Алексей Иванов — российский писатель, автор книг «Сердце Пармы», «Золото бунта», «Географ глобус пропил», «Ёбург». Живёт в Перми
Вы говорили об уровне приемлемой агрессии. А как с этим в Новосибирске?
Странным образом Н-ск, на уровне чуйки, среди российских городов — один из самых безопасных. Всё-таки дистанционное присутствие студенческого городка и, конечно, просто очень высокий интеллектуальный уровень удивительным образом увели Н-ск от упоения культурой мордобоя. И если в ноябре, когда выходишь на улицу, на фоне противостояния природе всё-таки ещё чувствуешь, что можешь выхватить, то при такой погоде, я думаю, шанса нет.
Вот, кстати, сейчас пришло в голову, что культура променада возможна только при низком уровне агрессии. Потому что при высоком уровне агрессии большое количество людей, только что употребивших алкогольные напитки внутрь себя, немедленно превращается в массовую драку, да? В Н-ске — нет. И это вполне поразительно для русского города.
Ведь променад нельзя организовать. Вот, например, в Москве замостили Арбат и сделали его пешеходным — он не стал променадом.
Он стал торжищем, шапки, иностранцы, какая-то белиберда — всё это, кстати, смели, и там совсем пусто теперь. Но променадом, то есть местом, куда люди приходят для того, чтобы увидеть знакомых им людей и перекинуться парой слов, почувствовать себя частью социальной сети, он не стал. Потому что его там и не было.

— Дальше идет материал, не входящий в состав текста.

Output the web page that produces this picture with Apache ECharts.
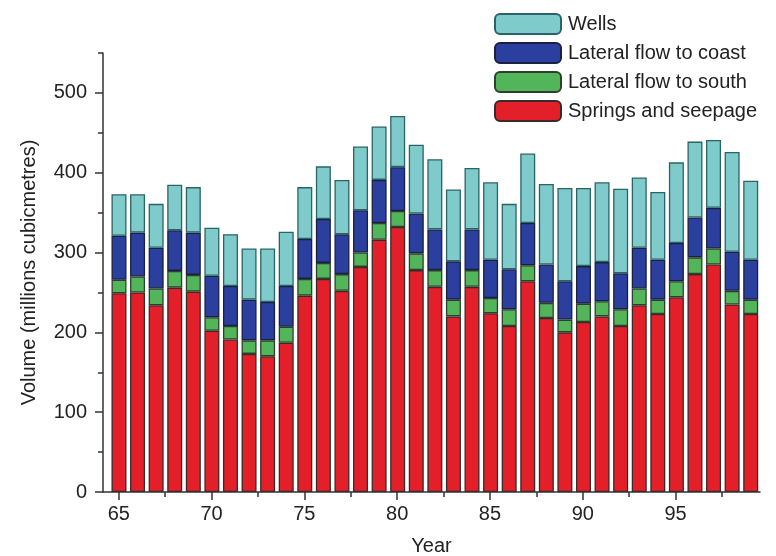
<!DOCTYPE html>
<html>
<head>
<meta charset="utf-8">
<script src="https://cdn.jsdelivr.net/npm/echarts@6/dist/echarts.min.js"></script>
<style>
html,body{margin:0;padding:0;background:#fff;}
#chart{width:776px;height:556px;}
</style>
</head>
<body>
<div id="chart"></div>
<script>
const years = [65,66,67,68,69,70,71,72,73,74,75,76,77,78,79,80,81,82,83,84,85,86,87,88,89,90,91,92,93,94,95,96,97,98,99];
const springs = [249,250,234,256,251,202,191,173,170,187,246,267,252,282,316,332,278,257,220,257,224,208,264,218,200,213,220,208,234,223,244,273,285,235,223];
const south   = [17,20,21,21,21,17,17,17,20,20,21,20,21,18,21,20,21,21,21,21,19,21,20,19,16,23,19,21,21,18,20,21,20,17,18];
const coast   = [55,55,51,51,53,52,50,51,48,51,50,55,50,53,54,55,50,51,48,51,48,50,53,48,48,47,49,45,51,50,48,50,51,49,50];
const wells   = [52,48,55,57,57,60,65,64,67,68,65,66,68,80,67,64,86,88,90,77,97,82,87,101,117,98,100,106,88,85,101,95,85,125,99];

const xMajorTicks = [65,70,75,80,85,90,95];
const xMinorTicks = [67.5,72.5,77.5,82.5,87.5,92.5,97.5];
const yMajorTicks = [0,100,200,300,400,500];
const yMinorTicks = [50,150,250,350,450,550];

const seriesNames = ['Springs and seepage','Lateral flow to south','Lateral flow to coast','Wells'];
const seriesValues = [springs, south, coast, wells];
const fills = ['#e3202a','#52b55a','#2b3f9f','#7fcaca'];
const borders = ['#3a2a2a','#2f3f2f','#1c2040','#2a6464'];

const font = '"Liberation Sans", Arial, sans-serif';
const txt = '#222';

const chart = echarts.init(document.getElementById('chart'), null, {renderer:'canvas'});
chart.setOption({
  animation:false,
  backgroundColor:'#fff',
  grid:[
    {left:103, right:16, top:53, bottom:64, containLabel:false, outerBoundsMode:'none'},
    {left:109.7, right:16, top:53, bottom:64, containLabel:false, outerBoundsMode:'none'}
  ],
  legend:{
    orient:'vertical', left:494, top:13, padding:0,
    itemWidth:66, itemHeight:20, itemGap:7,
    data:['Wells','Lateral flow to coast','Lateral flow to south','Springs and seepage'],
    textStyle:{fontFamily:font, fontSize:20, lineHeight:20, color:txt, padding:[0,0,0,2]}
  },
  xAxis:[{
    gridIndex:0, type:'value', min:64.15, max:99.55,
    name:'Year', nameLocation:'middle', nameGap:44,
    nameTextStyle:{fontFamily:font, fontSize:20, color:txt},
    axisLine:{show:true, lineStyle:{color:'#333', width:1.5}},
    axisTick:{show:true, customValues:xMajorTicks, length:8, lineStyle:{color:'#333', width:1.5}},
    axisLabel:{customValues:xMajorTicks, fontFamily:font, fontSize:20, color:txt, margin:12},
    splitLine:{show:false}
  },{
    gridIndex:0, type:'value', min:64.15, max:99.55, position:'bottom',
    axisLine:{show:false},
    axisTick:{show:true, customValues:xMinorTicks, length:5, lineStyle:{color:'#333', width:1.5}},
    axisLabel:{show:false},
    splitLine:{show:false}
  },{
    gridIndex:1, type:'category', data:years, boundaryGap:true, show:false
  }],
  yAxis:[{
    gridIndex:0, type:'value', min:0, max:550,
    name:'Volume (millions cubicmetres)', nameLocation:'middle', nameGap:64,
    nameTextStyle:{fontFamily:font, fontSize:20, color:txt},
    axisLine:{show:true, lineStyle:{color:'#333', width:1.5}},
    axisTick:{show:true, customValues:yMajorTicks, length:8, lineStyle:{color:'#333', width:1.5}},
    axisLabel:{customValues:yMajorTicks, fontFamily:font, fontSize:20, color:txt, margin:16},
    splitLine:{show:false}
  },{
    gridIndex:0, type:'value', min:0, max:550, position:'left',
    axisLine:{show:false},
    axisTick:{show:true, customValues:yMinorTicks, length:5, lineStyle:{color:'#333', width:1.5}},
    axisLabel:{show:false},
    splitLine:{show:false}
  },{
    gridIndex:1, type:'value', min:0, max:550, show:false
  }],
  series: seriesNames.map((n,i)=>({
    name:n, type:'bar', stack:'total', xAxisIndex:2, yAxisIndex:2,
    barWidth:15,
    itemStyle:{color:fills[i], borderColor:borders[i], borderWidth:1.3},
    data: seriesValues[i]
  }))
});
</script>
</body>
</html>
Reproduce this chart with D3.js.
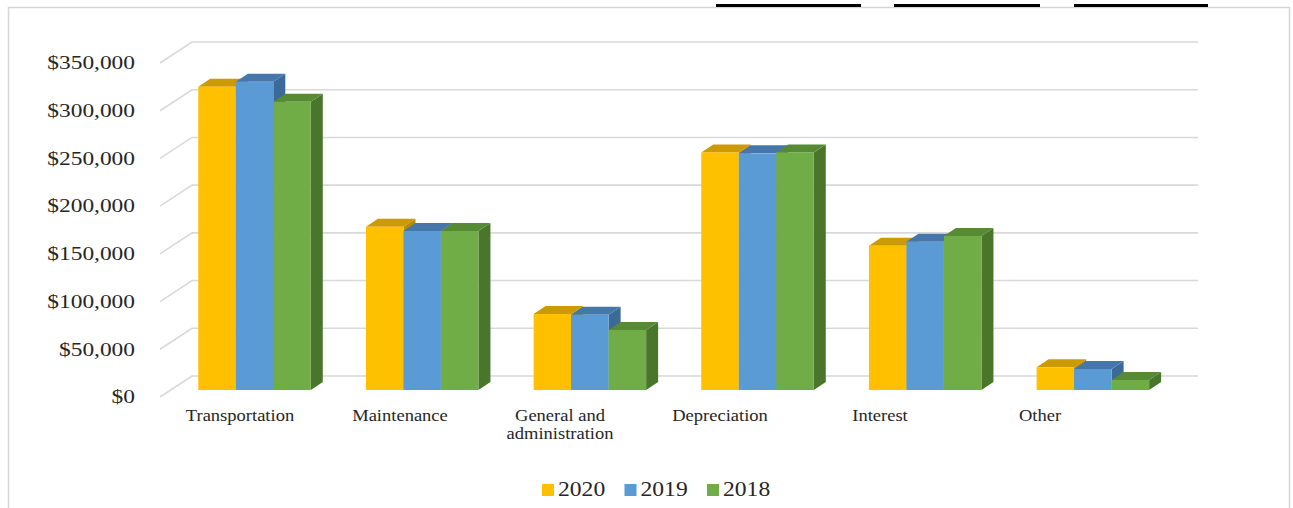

В этом смысле променад нельзя построить. Променад должен возникнуть, а дальше его можно оборудовать. Улица Ленина в нынешнем виде — это променад, который уже есть, но ещё недооборудован. Если её сделают пешеходной, наверное, она станет ещё привлекательней. Или нет — зависит от того, сколько будут чинить улицу, всех ли выгонят на время укладки такой модной нынче гранитной плитки, сколько раз её будут перекладывать на одном и том же месте... За это время променад может погибнуть или возникнуть в другом месте. Ну а сейчас это просто очень красивая картина: мне повезло.